Despite the important roles played by insects in most ecosystems, surprisingly little is known about how anthropogenic pollutants or their mixtures interact to affect insect populations. The independent and joint actions of selenate and methylmercury on a ubiquitous insect detritivore, Megaselia scalaris (Loew), were determined in this study. Ovipositing females did not distinguish between untreated food sources and those contaminated with toxic concentrations of selenate, methylmercury, or both chemicals in combination. Even at the highest concentrations of pollutants, no negative effects were observed for the egg stage. However, larval survival was significantly decreased and development significantly prolonged by selenate and methylmercury individually at low or intermediate ecologically relevant treatment levels.
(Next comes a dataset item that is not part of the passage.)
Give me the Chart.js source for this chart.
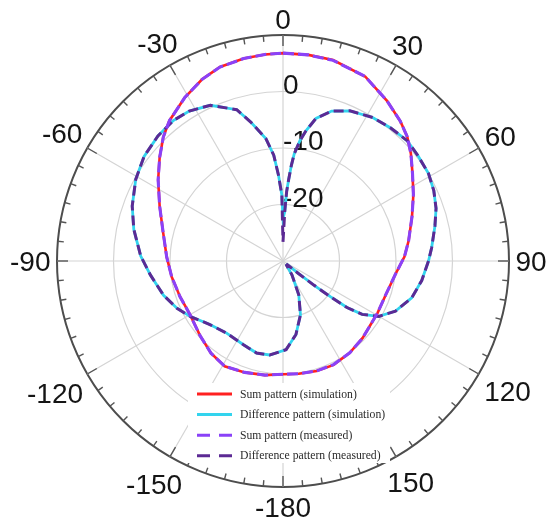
<!DOCTYPE html>
<html>
<head>
<meta charset="utf-8">
<script src="https://cdn.jsdelivr.net/npm/chart.js@4.4.1/dist/chart.umd.min.js"></script>
<style>
  html, body { margin: 0; padding: 0; background: #fff; }
  #wrap { position: relative; width: 547px; height: 523px; }
</style>
</head>
<body>
<div id="wrap"><canvas id="c"></canvas></div>
<script>
// Angle ticks around the rim (degrees clockwise from top) and their printed text
const angleTickAngles = [0, 30, 60, 90, 120, 150, 180, 210, 240, 270, 300, 330];
const angleTickLabels = ['0', '30', '60', '90', '120', '150', '-180', '-150', '-120', '-90', '-60', '-30'];

// Radial (dB) ticks printed along the 0 degree axis
const radialTickValues = [0, -10, -20];
const radialTickLabels = ['0', '-10', '-20'];

// Sum pattern: angle (deg) and normalised gain (dB)
const sumAngles = [0, 7, 14, 24, 33, 40, 45, 50, 56, 63, 71, 81, 88, 97, 108, 119, 127, 134, 144, 154, 163, 172, 180,
  -171, -161, -151, -142, -132, -120, -109, -98, -88, -77, -66, -57, -50, -44, -39, -31, -24, -18, -11, -5];
const sumSimulated = [6.8, 6.75, 6.65, 5.75, 3.8, 2.3, 1.1, -0.45, -2.35, -4.1, -5.85, -7.5, -8.5, -10.0, -10.85, -10.9, -10.8, -10.4, -9.9, -9.55, -9.65, -9.85, -9.95,
  -9.55, -9.15, -8.7, -9.3, -10.25, -11.0, -10.7, -10.1, -9.4, -8.25, -6.1, -3.65, -1.5, 0.5, 1.95, 3.75, 5.2, 6.1, 6.5, 6.7];
const sumMeasured = [6.8, 6.75, 6.6, 5.75, 3.8, 2.3, 1.1, -0.45, -2.35, -4.1, -5.85, -7.5, -8.5, -10.0, -10.85, -10.9, -10.8, -10.4, -9.9, -9.6, -9.65, -9.85, -9.95,
  -9.55, -9.15, -8.7, -9.3, -10.25, -11.0, -10.7, -10.1, -9.4, -8.25, -6.1, -3.65, -1.5, 0.5, 1.95, 3.75, 5.2, 6.1, 6.5, 6.7];

// Difference pattern: angle (deg) and normalised gain (dB)
const diffAngles = [-1, 0, 2, 3, 4, 5, 6, 8, 10, 13, 18, 24, 32, 39, 46, 52, 59, 65, 71, 77, 85, 90, 98, 106, 114, 120,
  124, 126, 127, 128, 129, 131, 140, 147, 155, 162, 170, 178, -172, -164, -155, -142, -131, -121, -114, -106, -96, -88,
  -78, -70, -61, -53, -45, -38, -32, -25, -17, -13, -8, -5, -3];
const diffSimulated = [-18.3, -22.5, -21.3, -17.7, -15.5, -13.0, -10.9, -8.5, -6.6, -4.1, -2.1, -0.9, -0.05, 0.3, 0.6, 0.3, 0.05, -0.55, -1.35, -2.4, -3.6, -4.25, -5.2, -6.3, -8.2, -10.4,
  -13.1, -16.0, -19.5, -23, -26.5, -29, -29, -27.1, -23.4, -20.0, -16.8, -14.3, -13.2, -13.05, -13.6, -13.8, -12.85, -10.9, -9.45, -8.0, -6.4, -4.8,
  -3.0, -1.6, -0.2, 0.78, 1.3, 1.54, 1.3, 0.41, -2.0, -4.8, -8.1, -11.2, -14.8];
const diffMeasured = [-18.3, -26.6, -21.3, -17.7, -15.5, -13.0, -10.9, -8.5, -6.6, -4.1, -2.1, -0.9, -0.05, 0.3, 0.6, 0.3, 0.05, -0.55, -1.35, -2.4, -3.6, -4.25, -5.2, -6.3, -8.2, -10.4,
  -13.1, -16.0, -19.5, -23, -26.5, -29, -29, -27.1, -23.4, -20.0, -16.8, -14.3, -13.2, -13.05, -13.6, -13.8, -12.85, -10.9, -9.45, -8.0, -6.4, -4.8,
  -3.0, -1.6, -0.2, 0.78, 1.3, 1.54, 1.3, 0.41, -2.0, -4.8, -8.1, -11.2, -14.8];

const seriesNames = ['Sum pattern (simulation)', 'Difference pattern (simulation)', 'Sum pattern (measured)', 'Difference pattern (measured)'];
const seriesColors = ['#ff2020', '#33d4ee', '#8a42f8', '#5c2a94'];

// One category per degree, 0..359 clockwise from the top
const degreeLabels = Array.from({ length: 360 }, (_, i) => String(i <= 180 ? i : i - 360));

function onDegreeRing(angles, values) {
  const ring = new Array(360).fill(null);
  angles.forEach((a, k) => { ring[((a % 360) + 360) % 360] = values[k]; });
  return ring;
}

const FONT_SANS = '"Liberation Sans", Arial, Helvetica, sans-serif';
const FONT_SERIF = '"Liberation Serif", "Times New Roman", serif';

const polarDecor = {
  id: 'polarDecor',
  beforeDatasetsDraw(chart) {
    const s = chart.scales.r;
    const ctx = chart.ctx;
    const R = s.drawingArea;
    ctx.save();
    // rim tick marks every 5 degrees
    ctx.strokeStyle = '#555';
    ctx.lineWidth = 1.4;
    for (let i = 0; i < 360; i += 5) {
      const len = i % 30 === 0 ? 11 : 6;
      const a = s.getPointPosition(i, R);
      const b = s.getPointPosition(i, R - len);
      ctx.beginPath();
      ctx.moveTo(a.x, a.y);
      ctx.lineTo(b.x, b.y);
      ctx.stroke();
    }
    // angle labels outside the rim
    ctx.font = '28px ' + FONT_SANS;
    ctx.fillStyle = '#151515';
    ctx.textAlign = 'center';
    ctx.textBaseline = 'alphabetic';
    const capH = 20;
    angleTickAngles.forEach((deg, k) => {
      const text = angleTickLabels[k];
      const w = ctx.measureText(text).width;
      const rad = deg * Math.PI / 180;
      const gap = 6.5 + 3 * Math.max(0, -Math.cos(rad));
      const d = R + gap + Math.abs(Math.sin(rad)) * w / 2 + Math.abs(Math.cos(rad)) * capH / 2;
      const p = s.getPointPosition(deg, d);
      ctx.fillText(text, p.x, p.y + capH / 2);
    });
    // dB labels along the 0 degree axis
    ctx.textAlign = 'left';
    radialTickValues.forEach((v, k) => {
      const r = s.getDistanceFromCenterForValue(v);
      ctx.fillText(radialTickLabels[k], s.xCenter, s.yCenter - r + 2);
    });
    ctx.restore();
  },
  afterDraw(chart) {
    const s = chart.scales.r;
    const ctx = chart.ctx;
    const x0 = s.xCenter - 95, y0 = s.yCenter + 122;
    ctx.save();
    ctx.fillStyle = '#fff';
    ctx.fillRect(x0, y0, 202, 80);
    ctx.font = '11.7px ' + FONT_SERIF;
    ctx.textAlign = 'left';
    ctx.textBaseline = 'middle';
    seriesNames.forEach((name, k) => {
      const y = y0 + 11 + k * 20.6;
      ctx.strokeStyle = seriesColors[k];
      ctx.lineWidth = 3;
      ctx.setLineDash(k >= 2 ? [13, 9] : []);
      ctx.beginPath();
      ctx.moveTo(x0 + 9, y);
      ctx.lineTo(x0 + 44, y);
      ctx.stroke();
      ctx.fillStyle = '#2a2a2a';
      ctx.fillText(name, x0 + 52, y + 0.5);
    });
    ctx.restore();
  }
};

new Chart(document.getElementById('c'), {
  type: 'radar',
  data: {
    labels: degreeLabels,
    datasets: [
      { label: seriesNames[0], data: onDegreeRing(sumAngles, sumSimulated), borderColor: seriesColors[0], borderWidth: 2.6, order: 1 },
      { label: seriesNames[1], data: onDegreeRing(diffAngles, diffSimulated), borderColor: seriesColors[1], borderWidth: 2.8, order: 1 },
      { label: seriesNames[2], data: onDegreeRing(sumAngles, sumMeasured), borderColor: seriesColors[2], borderWidth: 3.1, borderDash: [11, 4], order: 0 },
      { label: seriesNames[3], data: onDegreeRing(diffAngles, diffMeasured), borderColor: seriesColors[3], borderWidth: 3, borderDash: [10, 5], order: 0 }
    ]
  },
  options: {
    responsive: true,
    maintainAspectRatio: false,
    animation: false,
    spanGaps: true,
    layout: { padding: { left: 57, right: 37, top: 35, bottom: 35 } },
    elements: {
      line: { tension: 0, fill: false },
      point: { radius: 0, hoverRadius: 0 }
    },
    plugins: { legend: { display: false }, tooltip: { enabled: false } },
    scales: {
      r: {
        min: -30,
        max: 10,
        startAngle: 0,
        ticks: { display: false, stepSize: 10 },
        pointLabels: { display: false },
        grid: {
          circular: true,
          color: (c) => (c.tick && c.tick.value === 10) ? '#4d4d4d' : '#d4d4d4',
          lineWidth: (c) => (c.tick && c.tick.value === 10) ? 2 : 1.2
        },
        angleLines: {
          color: '#d4d4d4',
          lineWidth: (c) => (c.index % 30 === 0 ? 1.2 : 0)
        }
      }
    }
  },
  plugins: [polarDecor]
});
</script>
</body>
</html>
Potentiation was strongly evident because mixtures containing concentrations as little as only 1% of the respective individual median lethal tolerances (LC(50)s) caused significantly more mortality and delayed larval development than would be expected from the responses selenate and methylmercury elicit individually. However, survival and pupal development was not affected at any rate tested. Female fecundity was significantly decreased by methylmercury but not by selenate or mixture treatments. The relative toxicity to M. scalaris of each of the individual and joint treatments was selenate (LC(50) = 260 microg/g) < methylmercury (LC(50) = 22 microg/g) < the mixture at approximately 5% of the LC(50) concentration of each of the components (12 microg/g selenate plus 1.0 microg/g methylmercury). The increased mortality and delayed larval development within sites contaminated by selenate, methylmercury, or combination of the two have substantial implications for the ecology, population dynamics, and sustainability of M. scalaris populations. If these results can be extrapolated to other arthropod detritivores, ecosystem food-web function may be substantially affected.